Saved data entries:
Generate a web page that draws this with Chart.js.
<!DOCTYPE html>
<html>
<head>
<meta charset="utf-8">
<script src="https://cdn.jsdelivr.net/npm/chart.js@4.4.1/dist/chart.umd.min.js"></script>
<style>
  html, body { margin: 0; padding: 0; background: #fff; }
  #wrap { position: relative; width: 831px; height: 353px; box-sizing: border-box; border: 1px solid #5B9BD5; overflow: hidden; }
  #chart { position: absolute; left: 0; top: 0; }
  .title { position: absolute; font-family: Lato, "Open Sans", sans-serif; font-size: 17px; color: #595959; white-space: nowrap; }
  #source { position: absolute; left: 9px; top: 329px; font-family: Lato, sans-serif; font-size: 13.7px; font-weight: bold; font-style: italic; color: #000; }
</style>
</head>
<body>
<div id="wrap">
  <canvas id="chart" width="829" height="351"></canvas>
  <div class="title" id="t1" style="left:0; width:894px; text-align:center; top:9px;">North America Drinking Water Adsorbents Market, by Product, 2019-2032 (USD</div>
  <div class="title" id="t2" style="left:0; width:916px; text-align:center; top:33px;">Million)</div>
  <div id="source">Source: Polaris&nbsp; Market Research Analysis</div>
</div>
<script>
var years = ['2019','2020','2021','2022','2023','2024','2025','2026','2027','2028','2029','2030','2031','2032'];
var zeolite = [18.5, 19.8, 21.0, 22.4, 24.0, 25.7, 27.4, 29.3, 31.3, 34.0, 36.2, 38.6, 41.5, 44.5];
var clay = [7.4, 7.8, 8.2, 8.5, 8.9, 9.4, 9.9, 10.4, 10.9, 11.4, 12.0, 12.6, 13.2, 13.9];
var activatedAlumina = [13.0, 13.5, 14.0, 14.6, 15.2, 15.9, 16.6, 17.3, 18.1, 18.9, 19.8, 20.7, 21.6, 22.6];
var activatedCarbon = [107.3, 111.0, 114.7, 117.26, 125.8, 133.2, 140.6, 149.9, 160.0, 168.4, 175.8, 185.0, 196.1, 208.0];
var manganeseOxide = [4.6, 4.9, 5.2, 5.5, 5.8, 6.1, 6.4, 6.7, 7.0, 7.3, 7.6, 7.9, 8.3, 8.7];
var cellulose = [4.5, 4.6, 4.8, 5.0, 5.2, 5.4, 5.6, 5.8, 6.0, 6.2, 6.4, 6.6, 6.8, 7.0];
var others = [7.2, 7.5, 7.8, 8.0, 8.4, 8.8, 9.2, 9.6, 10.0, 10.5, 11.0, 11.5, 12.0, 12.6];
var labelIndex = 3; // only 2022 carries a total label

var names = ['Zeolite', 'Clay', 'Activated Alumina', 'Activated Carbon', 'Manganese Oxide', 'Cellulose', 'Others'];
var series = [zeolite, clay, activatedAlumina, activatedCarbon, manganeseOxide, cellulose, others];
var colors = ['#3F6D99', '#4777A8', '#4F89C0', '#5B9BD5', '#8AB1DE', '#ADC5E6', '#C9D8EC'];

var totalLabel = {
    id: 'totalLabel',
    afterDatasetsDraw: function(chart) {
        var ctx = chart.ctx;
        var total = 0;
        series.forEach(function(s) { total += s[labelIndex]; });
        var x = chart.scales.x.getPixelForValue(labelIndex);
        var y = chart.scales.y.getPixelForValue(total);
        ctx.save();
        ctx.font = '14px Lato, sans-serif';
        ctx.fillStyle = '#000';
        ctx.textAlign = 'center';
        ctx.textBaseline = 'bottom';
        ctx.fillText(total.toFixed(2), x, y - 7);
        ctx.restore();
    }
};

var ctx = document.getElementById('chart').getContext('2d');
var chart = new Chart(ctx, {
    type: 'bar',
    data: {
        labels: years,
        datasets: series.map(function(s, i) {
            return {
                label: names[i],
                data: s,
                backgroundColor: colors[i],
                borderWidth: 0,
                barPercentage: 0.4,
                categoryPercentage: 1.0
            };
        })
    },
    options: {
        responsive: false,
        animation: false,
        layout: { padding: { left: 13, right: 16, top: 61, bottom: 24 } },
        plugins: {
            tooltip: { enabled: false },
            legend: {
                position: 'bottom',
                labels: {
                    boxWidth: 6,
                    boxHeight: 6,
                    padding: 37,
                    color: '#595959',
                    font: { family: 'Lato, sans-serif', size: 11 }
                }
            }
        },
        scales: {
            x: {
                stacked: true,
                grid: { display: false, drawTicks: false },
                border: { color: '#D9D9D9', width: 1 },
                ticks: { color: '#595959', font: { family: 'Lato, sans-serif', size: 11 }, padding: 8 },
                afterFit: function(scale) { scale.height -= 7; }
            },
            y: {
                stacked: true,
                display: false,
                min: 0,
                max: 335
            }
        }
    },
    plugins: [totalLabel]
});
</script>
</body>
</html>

...

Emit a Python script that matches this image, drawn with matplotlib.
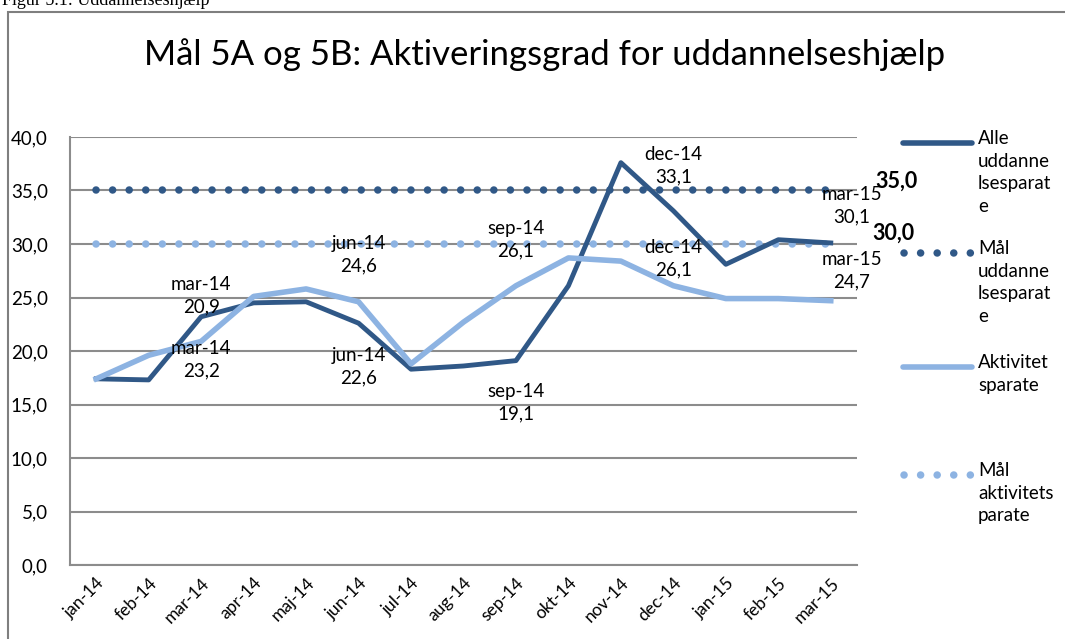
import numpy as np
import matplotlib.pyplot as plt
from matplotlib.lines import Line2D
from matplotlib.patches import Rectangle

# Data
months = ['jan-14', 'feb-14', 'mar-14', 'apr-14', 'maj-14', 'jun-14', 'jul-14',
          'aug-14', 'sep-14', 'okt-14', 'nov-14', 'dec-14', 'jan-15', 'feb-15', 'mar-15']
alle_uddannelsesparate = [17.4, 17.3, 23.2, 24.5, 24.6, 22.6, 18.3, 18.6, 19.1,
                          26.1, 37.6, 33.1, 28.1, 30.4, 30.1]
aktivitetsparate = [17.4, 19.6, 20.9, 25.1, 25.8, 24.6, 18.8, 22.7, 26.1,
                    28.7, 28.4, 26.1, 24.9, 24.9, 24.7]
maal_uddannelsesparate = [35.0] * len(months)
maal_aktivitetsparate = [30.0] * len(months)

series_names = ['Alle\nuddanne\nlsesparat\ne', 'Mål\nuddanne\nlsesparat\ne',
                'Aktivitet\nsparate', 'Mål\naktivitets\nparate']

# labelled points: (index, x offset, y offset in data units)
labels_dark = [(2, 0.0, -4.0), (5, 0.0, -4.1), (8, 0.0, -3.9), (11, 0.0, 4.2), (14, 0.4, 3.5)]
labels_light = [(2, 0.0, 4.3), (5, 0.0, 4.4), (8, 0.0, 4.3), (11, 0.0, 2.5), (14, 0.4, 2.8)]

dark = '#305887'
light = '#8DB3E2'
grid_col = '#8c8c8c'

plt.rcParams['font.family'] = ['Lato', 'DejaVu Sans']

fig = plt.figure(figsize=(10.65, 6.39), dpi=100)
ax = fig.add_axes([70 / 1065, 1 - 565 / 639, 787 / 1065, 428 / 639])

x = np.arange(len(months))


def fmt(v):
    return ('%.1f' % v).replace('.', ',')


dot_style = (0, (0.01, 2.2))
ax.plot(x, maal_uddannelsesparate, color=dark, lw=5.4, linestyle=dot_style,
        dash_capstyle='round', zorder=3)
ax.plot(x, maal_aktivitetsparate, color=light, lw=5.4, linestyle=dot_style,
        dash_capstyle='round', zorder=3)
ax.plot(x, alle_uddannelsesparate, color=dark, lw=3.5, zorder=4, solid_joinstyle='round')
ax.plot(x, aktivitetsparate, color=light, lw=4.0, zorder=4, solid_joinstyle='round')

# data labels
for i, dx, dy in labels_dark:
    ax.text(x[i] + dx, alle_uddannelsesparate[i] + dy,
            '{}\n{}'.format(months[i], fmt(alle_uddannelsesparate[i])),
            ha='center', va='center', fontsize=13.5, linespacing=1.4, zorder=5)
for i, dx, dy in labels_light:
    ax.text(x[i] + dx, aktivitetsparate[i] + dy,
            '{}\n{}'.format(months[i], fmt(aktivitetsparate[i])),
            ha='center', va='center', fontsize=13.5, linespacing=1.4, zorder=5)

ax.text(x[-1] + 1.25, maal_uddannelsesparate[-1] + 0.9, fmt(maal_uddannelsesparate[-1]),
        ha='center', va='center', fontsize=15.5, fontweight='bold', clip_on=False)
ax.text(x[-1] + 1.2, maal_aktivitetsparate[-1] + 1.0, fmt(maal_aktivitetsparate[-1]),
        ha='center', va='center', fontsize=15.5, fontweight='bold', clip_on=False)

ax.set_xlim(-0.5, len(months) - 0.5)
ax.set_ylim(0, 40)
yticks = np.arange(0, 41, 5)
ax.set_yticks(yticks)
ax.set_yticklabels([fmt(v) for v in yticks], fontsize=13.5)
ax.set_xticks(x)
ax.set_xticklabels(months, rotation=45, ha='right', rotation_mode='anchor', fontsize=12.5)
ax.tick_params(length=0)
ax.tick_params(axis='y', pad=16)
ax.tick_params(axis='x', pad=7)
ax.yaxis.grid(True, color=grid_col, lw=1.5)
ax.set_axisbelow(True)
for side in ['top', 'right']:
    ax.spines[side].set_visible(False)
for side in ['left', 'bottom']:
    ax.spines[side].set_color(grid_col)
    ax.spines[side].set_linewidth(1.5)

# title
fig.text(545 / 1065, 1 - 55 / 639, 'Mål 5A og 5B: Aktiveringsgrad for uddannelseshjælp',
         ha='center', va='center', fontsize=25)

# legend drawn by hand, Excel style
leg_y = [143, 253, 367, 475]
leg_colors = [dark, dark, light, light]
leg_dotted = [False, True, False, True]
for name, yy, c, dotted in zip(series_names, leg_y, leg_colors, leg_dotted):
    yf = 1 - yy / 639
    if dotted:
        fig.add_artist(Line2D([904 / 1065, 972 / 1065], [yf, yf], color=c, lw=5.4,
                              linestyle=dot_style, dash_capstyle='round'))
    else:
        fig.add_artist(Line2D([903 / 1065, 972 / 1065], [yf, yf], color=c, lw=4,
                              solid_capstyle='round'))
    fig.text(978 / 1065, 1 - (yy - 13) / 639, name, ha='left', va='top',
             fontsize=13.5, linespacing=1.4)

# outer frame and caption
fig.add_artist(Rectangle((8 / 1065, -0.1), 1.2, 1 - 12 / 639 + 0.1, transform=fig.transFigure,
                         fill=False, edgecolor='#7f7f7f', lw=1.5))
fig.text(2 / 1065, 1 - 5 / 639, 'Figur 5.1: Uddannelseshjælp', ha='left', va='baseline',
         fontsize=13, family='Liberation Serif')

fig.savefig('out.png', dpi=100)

...

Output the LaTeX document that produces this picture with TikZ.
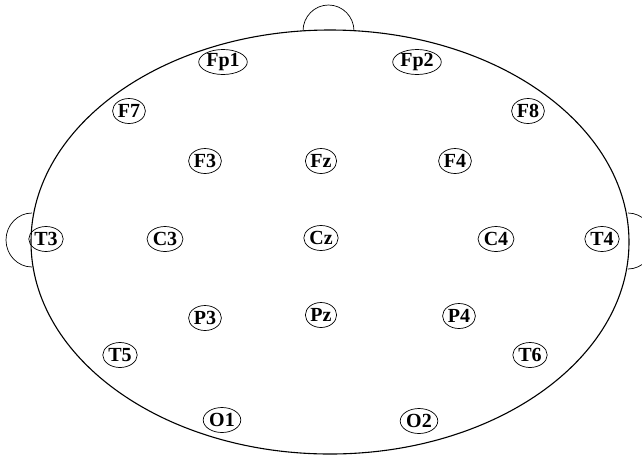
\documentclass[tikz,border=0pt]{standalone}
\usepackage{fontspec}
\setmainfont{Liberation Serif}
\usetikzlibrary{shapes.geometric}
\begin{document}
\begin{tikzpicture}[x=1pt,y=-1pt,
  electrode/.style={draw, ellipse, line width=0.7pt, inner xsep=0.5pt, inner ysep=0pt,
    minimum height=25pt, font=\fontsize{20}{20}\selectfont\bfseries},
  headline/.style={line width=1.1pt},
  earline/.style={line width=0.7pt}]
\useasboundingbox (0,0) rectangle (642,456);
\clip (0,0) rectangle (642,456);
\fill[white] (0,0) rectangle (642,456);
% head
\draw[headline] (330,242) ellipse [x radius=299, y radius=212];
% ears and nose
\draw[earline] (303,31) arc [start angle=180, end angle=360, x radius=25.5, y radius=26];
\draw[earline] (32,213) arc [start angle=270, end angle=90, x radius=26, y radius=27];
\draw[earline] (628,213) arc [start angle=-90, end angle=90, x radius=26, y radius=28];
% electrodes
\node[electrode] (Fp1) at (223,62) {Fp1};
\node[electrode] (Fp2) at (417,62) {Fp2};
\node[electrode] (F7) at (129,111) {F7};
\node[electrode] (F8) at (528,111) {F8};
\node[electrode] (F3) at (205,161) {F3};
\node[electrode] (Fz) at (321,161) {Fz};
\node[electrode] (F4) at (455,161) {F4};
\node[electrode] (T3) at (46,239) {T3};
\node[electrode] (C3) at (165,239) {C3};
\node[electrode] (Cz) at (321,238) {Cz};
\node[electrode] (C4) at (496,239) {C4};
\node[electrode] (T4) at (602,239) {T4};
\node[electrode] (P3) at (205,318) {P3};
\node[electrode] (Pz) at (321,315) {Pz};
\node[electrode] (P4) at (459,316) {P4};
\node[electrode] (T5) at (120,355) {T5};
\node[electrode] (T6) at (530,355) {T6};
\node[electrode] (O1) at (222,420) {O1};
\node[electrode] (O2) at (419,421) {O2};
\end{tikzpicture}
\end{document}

#### Given instruction:
Both the line containing "Emit a Python" and the line containing "return ('%.1f' % v).replace('.', ',')" belong in the copy, along with every line between them. Reproduce that stretch exactly, without the pictures.

#### The answer:
Emit a Python script that matches this image, drawn with matplotlib.
import numpy as np
import matplotlib.pyplot as plt
from matplotlib.lines import Line2D
from matplotlib.patches import Rectangle

# Data
months = ['jan-14', 'feb-14', 'mar-14', 'apr-14', 'maj-14', 'jun-14', 'jul-14',
          'aug-14', 'sep-14', 'okt-14', 'nov-14', 'dec-14', 'jan-15', 'feb-15', 'mar-15']
alle_uddannelsesparate = [17.4, 17.3, 23.2, 24.5, 24.6, 22.6, 18.3, 18.6, 19.1,
                          26.1, 37.6, 33.1, 28.1, 30.4, 30.1]
aktivitetsparate = [17.4, 19.6, 20.9, 25.1, 25.8, 24.6, 18.8, 22.7, 26.1,
                    28.7, 28.4, 26.1, 24.9, 24.9, 24.7]
maal_uddannelsesparate = [35.0] * len(months)
maal_aktivitetsparate = [30.0] * len(months)

series_names = ['Alle\nuddanne\nlsesparat\ne', 'Mål\nuddanne\nlsesparat\ne',
                'Aktivitet\nsparate', 'Mål\naktivitets\nparate']

# labelled points: (index, x offset, y offset in data units)
labels_dark = [(2, 0.0, -4.0), (5, 0.0, -4.1), (8, 0.0, -3.9), (11, 0.0, 4.2), (14, 0.4, 3.5)]
labels_light = [(2, 0.0, 4.3), (5, 0.0, 4.4), (8, 0.0, 4.3), (11, 0.0, 2.5), (14, 0.4, 2.8)]

dark = '#305887'
light = '#8DB3E2'
grid_col = '#8c8c8c'

plt.rcParams['font.family'] = ['Lato', 'DejaVu Sans']

fig = plt.figure(figsize=(10.65, 6.39), dpi=100)
ax = fig.add_axes([70 / 1065, 1 - 565 / 639, 787 / 1065, 428 / 639])

x = np.arange(len(months))


def fmt(v):
    return ('%.1f' % v).replace('.', ',')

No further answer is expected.